What the task requires: Transcribe every line from the top down to the line with "const xTicks = [0, 100, 200, 300, 400];", both ends included, but not the pictures.
:::::
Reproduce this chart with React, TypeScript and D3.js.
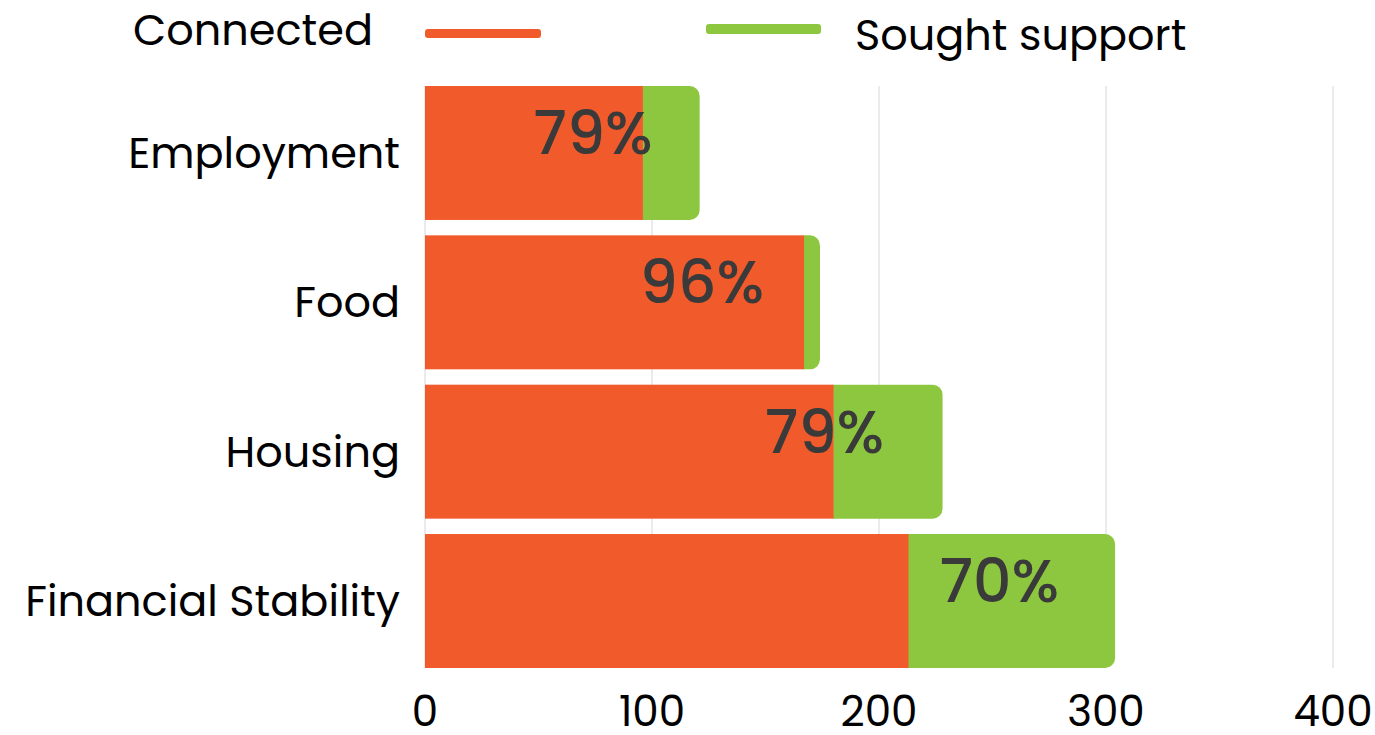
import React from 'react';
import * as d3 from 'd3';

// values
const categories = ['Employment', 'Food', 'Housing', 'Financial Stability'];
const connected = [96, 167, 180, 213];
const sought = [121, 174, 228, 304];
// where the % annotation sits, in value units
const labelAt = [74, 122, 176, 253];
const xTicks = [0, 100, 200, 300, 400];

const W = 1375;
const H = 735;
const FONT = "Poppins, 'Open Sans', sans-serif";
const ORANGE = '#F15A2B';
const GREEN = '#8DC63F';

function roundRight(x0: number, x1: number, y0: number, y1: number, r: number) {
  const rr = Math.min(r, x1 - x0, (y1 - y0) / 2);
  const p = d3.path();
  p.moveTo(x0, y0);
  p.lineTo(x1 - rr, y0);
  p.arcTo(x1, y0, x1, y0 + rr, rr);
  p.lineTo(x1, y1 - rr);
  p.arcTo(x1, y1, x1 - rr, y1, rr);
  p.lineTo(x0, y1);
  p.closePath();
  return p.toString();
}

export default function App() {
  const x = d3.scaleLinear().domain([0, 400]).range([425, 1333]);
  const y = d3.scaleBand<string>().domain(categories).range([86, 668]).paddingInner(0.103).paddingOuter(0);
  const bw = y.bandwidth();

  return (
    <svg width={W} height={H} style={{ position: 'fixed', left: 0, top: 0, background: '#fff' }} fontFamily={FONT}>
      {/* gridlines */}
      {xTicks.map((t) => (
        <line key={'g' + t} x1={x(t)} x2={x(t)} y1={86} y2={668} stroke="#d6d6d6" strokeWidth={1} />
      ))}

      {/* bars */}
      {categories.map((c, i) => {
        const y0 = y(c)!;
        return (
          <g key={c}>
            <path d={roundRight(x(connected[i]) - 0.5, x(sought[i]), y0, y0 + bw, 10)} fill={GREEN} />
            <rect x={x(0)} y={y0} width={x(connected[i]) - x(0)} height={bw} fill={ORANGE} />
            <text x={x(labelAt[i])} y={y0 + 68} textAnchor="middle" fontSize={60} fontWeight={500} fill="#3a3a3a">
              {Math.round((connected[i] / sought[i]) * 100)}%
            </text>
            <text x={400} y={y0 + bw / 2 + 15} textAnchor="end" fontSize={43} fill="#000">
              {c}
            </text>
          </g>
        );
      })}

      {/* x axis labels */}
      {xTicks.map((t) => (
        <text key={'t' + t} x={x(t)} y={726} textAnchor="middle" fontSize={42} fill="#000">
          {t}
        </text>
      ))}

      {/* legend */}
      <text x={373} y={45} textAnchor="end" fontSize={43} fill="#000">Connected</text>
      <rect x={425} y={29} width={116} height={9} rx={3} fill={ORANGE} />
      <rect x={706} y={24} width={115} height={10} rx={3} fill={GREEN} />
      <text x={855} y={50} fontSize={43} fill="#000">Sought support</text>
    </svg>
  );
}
:::::
Reply:
Reproduce this chart with React, TypeScript and D3.js.
import React from 'react';
import * as d3 from 'd3';

// values
const categories = ['Employment', 'Food', 'Housing', 'Financial Stability'];
const connected = [96, 167, 180, 213];
const sought = [121, 174, 228, 304];
// where the % annotation sits, in value units
const labelAt = [74, 122, 176, 253];
const xTicks = [0, 100, 200, 300, 400];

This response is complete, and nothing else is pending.